[Dataset rows]
<<<<

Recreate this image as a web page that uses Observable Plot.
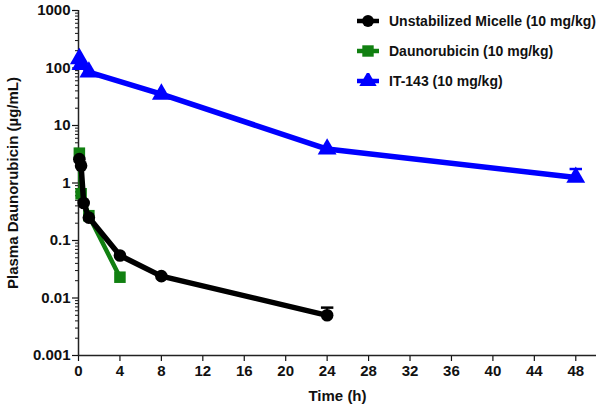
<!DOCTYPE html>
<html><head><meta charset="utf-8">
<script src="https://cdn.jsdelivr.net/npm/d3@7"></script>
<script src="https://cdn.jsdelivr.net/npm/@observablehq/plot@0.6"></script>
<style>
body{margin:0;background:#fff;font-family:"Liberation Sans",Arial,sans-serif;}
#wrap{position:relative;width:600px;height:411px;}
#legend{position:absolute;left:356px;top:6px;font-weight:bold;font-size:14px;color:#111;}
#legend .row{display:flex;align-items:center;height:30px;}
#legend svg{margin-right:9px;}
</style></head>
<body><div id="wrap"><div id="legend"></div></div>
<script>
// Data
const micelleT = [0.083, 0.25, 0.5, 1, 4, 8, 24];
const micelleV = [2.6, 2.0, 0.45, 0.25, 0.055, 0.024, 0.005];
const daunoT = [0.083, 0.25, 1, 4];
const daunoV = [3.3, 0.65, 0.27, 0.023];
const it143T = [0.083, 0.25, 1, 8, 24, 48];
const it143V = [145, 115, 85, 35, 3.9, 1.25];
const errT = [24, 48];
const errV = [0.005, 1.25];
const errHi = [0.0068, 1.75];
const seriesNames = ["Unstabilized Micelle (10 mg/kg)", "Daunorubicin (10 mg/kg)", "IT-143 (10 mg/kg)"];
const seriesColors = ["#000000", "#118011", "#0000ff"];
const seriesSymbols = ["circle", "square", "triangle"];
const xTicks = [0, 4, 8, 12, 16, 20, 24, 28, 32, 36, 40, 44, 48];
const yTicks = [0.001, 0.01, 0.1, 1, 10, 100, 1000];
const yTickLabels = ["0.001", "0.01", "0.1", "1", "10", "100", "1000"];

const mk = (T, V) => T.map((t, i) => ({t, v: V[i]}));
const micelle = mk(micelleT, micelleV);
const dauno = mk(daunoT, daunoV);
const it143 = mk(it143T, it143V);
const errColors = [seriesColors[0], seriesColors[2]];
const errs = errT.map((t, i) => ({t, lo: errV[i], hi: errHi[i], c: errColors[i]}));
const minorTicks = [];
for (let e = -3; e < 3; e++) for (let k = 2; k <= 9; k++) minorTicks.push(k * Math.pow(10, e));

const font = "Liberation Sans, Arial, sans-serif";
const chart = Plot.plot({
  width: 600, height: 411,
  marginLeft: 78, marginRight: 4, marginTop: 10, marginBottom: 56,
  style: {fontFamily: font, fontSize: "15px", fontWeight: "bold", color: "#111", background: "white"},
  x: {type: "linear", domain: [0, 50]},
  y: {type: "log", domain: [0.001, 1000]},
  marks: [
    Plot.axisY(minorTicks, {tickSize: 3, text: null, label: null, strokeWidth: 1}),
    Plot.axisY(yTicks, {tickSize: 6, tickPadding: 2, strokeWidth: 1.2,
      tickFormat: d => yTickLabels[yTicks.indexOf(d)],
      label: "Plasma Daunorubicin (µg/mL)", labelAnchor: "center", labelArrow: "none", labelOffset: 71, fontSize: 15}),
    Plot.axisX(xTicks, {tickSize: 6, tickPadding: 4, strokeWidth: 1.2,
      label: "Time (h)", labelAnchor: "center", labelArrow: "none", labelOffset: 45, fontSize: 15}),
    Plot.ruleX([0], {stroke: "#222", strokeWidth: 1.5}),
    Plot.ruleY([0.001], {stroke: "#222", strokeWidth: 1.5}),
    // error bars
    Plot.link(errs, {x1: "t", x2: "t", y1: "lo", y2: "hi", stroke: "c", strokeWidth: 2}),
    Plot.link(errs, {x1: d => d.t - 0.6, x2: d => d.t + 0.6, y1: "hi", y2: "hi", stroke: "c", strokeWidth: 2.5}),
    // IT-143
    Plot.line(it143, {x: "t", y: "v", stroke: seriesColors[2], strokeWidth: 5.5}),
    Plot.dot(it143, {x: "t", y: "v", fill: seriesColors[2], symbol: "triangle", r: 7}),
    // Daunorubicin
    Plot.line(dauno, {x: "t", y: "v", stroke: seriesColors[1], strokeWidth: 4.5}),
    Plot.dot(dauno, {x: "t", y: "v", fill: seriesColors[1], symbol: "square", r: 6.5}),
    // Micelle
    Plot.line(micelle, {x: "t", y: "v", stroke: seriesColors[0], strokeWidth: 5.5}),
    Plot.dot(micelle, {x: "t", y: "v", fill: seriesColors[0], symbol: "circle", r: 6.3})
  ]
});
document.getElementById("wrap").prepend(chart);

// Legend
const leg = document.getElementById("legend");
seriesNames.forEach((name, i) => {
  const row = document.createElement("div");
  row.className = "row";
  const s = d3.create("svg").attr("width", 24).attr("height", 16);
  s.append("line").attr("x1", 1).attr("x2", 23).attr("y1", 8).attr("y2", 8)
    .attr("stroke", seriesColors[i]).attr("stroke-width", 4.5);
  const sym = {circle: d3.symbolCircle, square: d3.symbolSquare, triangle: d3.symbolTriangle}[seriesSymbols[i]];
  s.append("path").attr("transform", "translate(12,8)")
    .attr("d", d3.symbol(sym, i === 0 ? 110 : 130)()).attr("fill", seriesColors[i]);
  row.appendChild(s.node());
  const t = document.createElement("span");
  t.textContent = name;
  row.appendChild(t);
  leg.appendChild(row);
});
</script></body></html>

>>>>
<<<<

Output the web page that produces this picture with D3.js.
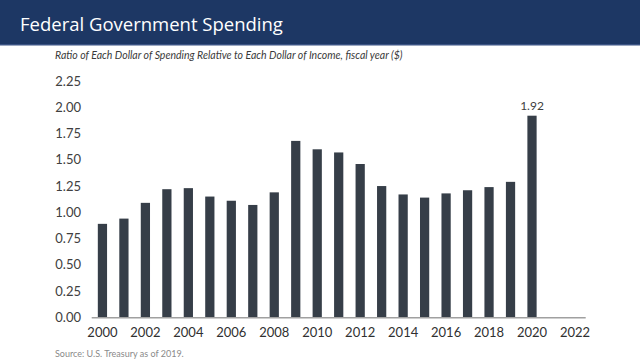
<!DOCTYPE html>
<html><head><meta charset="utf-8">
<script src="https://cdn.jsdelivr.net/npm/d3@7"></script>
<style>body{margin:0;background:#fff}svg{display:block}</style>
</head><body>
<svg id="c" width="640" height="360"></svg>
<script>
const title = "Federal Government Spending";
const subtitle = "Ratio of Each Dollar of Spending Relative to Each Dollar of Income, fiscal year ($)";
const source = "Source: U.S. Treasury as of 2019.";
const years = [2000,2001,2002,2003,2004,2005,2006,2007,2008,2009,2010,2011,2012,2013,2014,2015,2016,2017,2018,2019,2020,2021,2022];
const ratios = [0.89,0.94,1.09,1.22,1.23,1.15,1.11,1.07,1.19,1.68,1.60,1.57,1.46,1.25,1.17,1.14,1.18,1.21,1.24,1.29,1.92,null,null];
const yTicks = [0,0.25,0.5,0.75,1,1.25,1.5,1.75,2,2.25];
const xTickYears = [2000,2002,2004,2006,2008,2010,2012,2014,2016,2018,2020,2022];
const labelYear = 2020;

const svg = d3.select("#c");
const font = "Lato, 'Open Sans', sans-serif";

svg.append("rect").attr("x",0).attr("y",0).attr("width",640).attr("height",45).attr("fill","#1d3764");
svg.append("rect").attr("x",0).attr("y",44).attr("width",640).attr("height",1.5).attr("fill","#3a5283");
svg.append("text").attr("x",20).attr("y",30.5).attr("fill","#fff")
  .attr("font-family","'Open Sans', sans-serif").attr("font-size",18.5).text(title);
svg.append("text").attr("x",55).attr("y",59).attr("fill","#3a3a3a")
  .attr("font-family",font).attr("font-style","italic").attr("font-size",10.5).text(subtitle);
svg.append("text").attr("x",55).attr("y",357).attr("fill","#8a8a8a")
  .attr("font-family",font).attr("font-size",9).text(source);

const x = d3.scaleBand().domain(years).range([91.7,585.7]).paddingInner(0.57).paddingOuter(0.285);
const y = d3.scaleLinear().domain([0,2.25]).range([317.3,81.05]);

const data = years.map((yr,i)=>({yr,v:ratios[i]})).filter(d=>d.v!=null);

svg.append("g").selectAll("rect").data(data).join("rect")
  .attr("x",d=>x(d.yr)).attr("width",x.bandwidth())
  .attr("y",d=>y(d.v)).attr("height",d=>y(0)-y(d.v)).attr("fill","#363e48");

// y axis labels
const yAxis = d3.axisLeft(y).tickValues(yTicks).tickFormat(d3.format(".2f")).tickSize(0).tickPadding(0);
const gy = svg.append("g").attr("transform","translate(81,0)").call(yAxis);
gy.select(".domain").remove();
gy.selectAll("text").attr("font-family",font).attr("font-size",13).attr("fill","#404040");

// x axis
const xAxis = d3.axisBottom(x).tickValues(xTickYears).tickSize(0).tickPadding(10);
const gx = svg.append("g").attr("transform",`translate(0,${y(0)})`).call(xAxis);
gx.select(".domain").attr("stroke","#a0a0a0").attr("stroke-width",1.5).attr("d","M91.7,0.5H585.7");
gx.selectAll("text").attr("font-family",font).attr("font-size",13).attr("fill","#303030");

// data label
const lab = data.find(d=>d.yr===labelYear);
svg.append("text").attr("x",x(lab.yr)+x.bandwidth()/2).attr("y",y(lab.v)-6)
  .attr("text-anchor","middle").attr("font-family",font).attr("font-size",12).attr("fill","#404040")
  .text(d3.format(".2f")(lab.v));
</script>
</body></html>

>>>>

## WHAT IS REQUIRED
Go through the records and copy each line with "that" in it.

## ANSWER
Recreate this image as a web page that uses Observable Plot.
Output the web page that produces this picture with D3.js.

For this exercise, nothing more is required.